INPUT:
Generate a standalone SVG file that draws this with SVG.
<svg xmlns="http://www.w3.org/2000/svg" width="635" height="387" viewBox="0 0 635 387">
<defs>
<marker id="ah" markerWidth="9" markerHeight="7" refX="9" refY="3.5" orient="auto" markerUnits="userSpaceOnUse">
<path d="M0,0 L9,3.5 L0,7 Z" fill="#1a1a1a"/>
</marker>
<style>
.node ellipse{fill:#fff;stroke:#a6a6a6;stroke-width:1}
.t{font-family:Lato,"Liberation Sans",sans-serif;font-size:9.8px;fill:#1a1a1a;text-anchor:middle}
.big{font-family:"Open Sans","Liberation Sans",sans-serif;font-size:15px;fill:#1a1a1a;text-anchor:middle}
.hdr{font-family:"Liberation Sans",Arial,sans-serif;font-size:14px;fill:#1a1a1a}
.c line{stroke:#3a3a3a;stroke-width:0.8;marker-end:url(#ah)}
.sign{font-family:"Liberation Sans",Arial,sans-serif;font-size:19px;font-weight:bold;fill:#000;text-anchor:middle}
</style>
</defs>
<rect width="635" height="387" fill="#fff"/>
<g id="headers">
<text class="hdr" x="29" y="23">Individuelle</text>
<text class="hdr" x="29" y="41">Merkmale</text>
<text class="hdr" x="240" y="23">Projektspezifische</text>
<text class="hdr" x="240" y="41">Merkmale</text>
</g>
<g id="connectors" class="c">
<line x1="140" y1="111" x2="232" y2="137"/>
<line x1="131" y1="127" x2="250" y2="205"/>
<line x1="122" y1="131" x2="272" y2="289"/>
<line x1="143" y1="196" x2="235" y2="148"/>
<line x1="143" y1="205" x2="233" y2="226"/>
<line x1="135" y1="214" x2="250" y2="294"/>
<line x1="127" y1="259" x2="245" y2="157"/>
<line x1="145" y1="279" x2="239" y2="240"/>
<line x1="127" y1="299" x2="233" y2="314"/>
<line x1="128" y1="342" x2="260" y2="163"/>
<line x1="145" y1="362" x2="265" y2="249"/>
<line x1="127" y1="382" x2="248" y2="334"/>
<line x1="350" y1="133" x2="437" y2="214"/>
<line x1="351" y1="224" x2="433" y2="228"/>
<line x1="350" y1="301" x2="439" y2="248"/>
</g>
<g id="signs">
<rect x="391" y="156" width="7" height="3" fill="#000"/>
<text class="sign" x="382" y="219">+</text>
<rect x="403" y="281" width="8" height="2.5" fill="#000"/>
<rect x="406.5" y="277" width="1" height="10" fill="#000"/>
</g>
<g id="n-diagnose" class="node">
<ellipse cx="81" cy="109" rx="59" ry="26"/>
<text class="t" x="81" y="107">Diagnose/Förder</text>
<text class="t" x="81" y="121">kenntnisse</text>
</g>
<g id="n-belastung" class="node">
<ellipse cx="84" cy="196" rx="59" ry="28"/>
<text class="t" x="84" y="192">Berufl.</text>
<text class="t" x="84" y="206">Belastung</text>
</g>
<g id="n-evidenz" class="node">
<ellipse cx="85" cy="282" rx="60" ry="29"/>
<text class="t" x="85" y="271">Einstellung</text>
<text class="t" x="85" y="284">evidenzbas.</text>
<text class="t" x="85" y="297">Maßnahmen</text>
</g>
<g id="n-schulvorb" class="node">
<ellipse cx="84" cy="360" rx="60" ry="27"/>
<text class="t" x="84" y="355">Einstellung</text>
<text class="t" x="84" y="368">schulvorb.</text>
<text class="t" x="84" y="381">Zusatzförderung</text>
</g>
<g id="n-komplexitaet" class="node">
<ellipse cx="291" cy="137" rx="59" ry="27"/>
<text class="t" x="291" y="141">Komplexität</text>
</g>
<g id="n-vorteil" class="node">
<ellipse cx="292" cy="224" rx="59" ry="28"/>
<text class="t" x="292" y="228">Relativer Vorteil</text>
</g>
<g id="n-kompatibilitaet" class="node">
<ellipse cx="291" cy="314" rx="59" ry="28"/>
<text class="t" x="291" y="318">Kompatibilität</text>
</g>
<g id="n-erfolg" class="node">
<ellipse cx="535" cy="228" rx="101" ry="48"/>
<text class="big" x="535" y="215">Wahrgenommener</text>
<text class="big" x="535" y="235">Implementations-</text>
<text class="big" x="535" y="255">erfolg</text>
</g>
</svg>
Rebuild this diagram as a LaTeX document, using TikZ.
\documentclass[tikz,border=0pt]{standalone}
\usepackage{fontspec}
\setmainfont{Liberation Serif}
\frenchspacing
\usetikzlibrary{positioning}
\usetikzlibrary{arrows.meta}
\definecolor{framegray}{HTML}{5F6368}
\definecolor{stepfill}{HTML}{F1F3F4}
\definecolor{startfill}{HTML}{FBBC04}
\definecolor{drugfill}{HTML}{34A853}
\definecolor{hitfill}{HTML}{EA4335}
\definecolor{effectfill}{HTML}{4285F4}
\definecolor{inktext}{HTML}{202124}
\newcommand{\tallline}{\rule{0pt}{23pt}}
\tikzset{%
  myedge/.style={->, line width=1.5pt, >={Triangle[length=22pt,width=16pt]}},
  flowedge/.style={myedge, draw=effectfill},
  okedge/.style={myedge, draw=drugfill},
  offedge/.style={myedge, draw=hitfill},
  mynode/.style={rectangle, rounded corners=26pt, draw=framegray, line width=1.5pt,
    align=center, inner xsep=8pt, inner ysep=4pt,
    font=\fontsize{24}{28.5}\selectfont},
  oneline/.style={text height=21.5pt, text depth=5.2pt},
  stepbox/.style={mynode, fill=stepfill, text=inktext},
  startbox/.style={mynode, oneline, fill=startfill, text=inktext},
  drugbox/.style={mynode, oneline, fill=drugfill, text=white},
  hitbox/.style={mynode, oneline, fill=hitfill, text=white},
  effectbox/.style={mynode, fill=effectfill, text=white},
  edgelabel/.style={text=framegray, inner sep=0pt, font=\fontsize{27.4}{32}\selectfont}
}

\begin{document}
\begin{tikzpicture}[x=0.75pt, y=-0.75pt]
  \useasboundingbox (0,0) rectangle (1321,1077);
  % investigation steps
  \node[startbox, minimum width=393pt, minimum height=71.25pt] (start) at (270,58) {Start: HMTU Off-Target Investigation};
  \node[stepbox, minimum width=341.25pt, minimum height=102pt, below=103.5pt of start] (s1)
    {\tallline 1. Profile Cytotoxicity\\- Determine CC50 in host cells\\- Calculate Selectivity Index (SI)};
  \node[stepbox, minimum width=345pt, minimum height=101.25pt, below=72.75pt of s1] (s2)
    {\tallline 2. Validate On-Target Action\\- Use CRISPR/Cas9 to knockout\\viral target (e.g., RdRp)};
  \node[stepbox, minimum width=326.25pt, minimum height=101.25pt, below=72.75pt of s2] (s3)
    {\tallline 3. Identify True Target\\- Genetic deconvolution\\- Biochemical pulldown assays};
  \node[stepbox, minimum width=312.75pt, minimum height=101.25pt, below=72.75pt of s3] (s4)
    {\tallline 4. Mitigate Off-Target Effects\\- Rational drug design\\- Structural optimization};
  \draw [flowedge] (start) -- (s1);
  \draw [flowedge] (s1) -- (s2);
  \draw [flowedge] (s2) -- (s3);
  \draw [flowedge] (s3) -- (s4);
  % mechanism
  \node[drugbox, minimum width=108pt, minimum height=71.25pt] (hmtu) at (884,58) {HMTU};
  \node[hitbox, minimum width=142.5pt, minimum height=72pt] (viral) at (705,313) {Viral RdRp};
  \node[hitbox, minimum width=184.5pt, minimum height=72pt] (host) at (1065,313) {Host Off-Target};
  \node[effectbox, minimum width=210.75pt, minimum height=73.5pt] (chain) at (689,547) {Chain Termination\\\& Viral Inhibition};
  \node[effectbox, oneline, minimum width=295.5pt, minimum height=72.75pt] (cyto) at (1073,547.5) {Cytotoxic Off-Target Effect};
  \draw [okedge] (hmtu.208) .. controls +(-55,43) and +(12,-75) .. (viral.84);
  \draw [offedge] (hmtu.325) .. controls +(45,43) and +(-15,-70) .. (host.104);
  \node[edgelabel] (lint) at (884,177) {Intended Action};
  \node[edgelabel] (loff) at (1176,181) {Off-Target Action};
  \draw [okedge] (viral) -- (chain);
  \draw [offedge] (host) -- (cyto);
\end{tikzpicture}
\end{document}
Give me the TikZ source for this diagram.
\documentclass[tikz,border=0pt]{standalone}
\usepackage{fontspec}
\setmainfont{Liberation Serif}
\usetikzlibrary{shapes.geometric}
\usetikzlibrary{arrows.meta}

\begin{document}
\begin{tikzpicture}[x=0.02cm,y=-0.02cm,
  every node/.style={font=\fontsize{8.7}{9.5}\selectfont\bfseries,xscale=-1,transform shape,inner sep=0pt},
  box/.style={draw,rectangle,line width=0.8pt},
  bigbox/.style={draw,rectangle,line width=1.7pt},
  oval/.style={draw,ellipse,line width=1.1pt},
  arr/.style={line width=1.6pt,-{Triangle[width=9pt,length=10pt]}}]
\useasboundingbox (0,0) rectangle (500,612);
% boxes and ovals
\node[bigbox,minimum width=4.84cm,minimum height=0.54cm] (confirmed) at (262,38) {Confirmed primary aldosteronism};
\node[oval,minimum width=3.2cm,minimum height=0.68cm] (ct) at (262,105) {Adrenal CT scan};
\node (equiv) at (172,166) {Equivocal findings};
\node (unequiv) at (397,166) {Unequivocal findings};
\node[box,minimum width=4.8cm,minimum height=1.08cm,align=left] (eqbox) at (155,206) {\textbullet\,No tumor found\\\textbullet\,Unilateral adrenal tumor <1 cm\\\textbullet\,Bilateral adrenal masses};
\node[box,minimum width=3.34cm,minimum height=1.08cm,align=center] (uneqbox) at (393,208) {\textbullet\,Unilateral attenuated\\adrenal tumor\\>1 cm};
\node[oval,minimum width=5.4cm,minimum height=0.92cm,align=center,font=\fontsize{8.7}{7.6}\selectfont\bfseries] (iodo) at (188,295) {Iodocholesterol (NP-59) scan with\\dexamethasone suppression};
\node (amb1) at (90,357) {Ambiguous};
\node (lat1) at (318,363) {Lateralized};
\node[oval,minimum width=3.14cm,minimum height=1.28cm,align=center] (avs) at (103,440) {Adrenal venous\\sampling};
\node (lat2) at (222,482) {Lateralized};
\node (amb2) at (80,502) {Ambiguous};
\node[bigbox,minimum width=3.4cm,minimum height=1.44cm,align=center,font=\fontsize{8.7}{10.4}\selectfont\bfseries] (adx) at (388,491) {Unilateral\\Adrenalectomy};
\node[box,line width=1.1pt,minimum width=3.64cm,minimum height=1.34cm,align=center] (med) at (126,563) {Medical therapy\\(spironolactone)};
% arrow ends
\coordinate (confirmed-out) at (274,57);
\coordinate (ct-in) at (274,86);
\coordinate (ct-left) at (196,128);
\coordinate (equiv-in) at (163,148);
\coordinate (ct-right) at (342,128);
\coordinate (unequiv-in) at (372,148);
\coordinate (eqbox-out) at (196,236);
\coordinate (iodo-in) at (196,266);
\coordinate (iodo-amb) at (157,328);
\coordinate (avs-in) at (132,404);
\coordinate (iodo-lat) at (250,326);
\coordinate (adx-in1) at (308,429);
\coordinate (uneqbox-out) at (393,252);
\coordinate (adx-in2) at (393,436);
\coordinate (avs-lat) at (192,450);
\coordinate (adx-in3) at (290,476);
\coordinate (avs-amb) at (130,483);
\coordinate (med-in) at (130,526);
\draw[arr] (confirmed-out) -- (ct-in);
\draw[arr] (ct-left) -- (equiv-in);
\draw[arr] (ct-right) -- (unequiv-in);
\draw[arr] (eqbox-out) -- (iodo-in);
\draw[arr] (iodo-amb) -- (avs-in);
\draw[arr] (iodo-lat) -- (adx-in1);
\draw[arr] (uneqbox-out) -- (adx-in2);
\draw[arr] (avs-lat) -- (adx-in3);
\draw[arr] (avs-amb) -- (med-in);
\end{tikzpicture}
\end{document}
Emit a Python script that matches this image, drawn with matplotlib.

SET EXERCISE: Pull out and copy each line containing the string "diagram".

ANSWER TO THE TASK:
Rebuild this diagram as a LaTeX document, using TikZ.
Give me the TikZ source for this diagram.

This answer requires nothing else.